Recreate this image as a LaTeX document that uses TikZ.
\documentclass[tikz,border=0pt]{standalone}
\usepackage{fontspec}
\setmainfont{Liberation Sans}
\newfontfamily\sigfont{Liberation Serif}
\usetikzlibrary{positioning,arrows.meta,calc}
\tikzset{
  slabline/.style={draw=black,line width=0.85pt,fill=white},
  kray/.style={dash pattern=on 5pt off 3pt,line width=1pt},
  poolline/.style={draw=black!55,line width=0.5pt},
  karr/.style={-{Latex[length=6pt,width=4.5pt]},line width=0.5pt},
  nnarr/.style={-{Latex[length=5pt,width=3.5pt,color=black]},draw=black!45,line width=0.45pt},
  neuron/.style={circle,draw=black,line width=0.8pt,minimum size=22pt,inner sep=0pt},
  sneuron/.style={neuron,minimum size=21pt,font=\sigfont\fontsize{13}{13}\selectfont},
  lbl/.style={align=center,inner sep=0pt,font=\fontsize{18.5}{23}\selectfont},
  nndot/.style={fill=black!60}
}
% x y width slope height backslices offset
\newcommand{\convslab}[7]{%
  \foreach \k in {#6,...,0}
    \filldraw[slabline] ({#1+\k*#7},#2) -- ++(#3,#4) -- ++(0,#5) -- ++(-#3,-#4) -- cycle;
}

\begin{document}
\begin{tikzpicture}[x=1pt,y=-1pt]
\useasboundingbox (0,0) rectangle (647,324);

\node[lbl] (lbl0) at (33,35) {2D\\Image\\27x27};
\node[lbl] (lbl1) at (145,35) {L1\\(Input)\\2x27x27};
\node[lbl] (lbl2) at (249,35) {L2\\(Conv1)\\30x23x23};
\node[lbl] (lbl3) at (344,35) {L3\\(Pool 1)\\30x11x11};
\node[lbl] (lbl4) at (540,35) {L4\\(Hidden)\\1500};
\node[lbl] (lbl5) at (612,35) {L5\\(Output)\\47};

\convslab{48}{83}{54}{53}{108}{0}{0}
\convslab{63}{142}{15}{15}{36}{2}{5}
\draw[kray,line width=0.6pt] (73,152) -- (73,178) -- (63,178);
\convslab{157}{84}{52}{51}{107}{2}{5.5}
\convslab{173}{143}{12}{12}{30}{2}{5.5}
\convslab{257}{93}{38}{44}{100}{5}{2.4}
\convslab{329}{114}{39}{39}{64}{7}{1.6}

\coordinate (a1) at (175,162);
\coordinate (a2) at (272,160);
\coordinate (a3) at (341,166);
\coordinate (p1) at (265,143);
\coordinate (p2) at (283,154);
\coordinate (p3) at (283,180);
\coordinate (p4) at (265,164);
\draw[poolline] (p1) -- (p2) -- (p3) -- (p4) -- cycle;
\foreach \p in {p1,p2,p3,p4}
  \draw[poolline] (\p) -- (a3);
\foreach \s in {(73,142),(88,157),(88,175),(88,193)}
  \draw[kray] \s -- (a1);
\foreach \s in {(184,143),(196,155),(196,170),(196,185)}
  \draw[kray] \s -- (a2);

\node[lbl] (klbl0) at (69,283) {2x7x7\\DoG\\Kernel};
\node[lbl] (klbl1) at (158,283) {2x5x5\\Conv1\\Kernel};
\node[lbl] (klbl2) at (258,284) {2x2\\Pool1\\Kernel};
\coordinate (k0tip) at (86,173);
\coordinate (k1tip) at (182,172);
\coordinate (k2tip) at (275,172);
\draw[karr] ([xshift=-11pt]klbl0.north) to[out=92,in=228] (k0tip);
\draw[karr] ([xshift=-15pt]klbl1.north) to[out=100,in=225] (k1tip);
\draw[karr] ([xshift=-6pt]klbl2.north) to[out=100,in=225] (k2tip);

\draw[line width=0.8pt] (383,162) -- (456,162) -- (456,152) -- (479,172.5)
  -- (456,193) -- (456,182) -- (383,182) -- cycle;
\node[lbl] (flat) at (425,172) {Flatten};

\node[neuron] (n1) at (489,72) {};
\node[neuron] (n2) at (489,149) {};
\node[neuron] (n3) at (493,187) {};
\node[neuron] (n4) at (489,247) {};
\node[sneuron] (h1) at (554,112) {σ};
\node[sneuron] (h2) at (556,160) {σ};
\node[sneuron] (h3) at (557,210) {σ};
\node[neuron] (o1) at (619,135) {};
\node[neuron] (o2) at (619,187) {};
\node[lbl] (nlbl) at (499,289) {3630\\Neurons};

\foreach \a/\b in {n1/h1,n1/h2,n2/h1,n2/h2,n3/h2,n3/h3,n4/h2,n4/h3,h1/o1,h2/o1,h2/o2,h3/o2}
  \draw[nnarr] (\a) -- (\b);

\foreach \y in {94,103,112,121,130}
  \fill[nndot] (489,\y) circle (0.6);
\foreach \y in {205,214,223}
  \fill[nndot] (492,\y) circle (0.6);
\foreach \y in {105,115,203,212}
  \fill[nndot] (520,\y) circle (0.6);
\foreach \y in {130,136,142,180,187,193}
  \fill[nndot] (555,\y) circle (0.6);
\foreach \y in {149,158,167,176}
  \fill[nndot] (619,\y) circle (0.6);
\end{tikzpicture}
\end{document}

...

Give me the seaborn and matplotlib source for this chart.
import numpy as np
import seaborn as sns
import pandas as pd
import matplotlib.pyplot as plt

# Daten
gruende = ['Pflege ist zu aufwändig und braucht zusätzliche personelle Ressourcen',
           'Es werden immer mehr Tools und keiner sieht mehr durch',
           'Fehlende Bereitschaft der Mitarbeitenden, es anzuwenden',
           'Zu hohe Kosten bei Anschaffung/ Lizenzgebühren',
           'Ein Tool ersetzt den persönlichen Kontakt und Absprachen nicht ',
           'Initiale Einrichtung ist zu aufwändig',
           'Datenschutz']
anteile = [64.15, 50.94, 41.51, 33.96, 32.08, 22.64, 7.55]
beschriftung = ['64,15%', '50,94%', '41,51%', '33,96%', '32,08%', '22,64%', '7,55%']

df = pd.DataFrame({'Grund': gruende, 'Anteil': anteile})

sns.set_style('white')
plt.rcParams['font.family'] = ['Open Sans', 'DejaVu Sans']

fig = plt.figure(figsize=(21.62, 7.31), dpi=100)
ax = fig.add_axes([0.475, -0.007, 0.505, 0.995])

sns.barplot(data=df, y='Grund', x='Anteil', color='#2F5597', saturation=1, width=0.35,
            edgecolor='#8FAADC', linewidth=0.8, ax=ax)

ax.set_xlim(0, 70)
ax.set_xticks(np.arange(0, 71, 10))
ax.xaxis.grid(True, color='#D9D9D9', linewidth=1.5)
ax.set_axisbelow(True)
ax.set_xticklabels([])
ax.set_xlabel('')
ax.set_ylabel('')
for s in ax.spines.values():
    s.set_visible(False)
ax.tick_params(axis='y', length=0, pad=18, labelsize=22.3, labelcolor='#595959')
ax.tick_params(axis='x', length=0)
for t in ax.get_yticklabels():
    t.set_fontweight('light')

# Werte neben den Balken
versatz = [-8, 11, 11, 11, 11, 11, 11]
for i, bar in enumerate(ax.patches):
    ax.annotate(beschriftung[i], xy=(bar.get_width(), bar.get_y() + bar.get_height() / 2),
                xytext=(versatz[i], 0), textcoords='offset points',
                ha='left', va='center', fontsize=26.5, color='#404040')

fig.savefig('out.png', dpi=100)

WHAT THE TASK ASKS
Check each line of the records for the word "this", and show the lines that contain it.

EXERCISE ANSWER
Recreate this image as a LaTeX document that uses TikZ.
Give me the seaborn and matplotlib source for this chart.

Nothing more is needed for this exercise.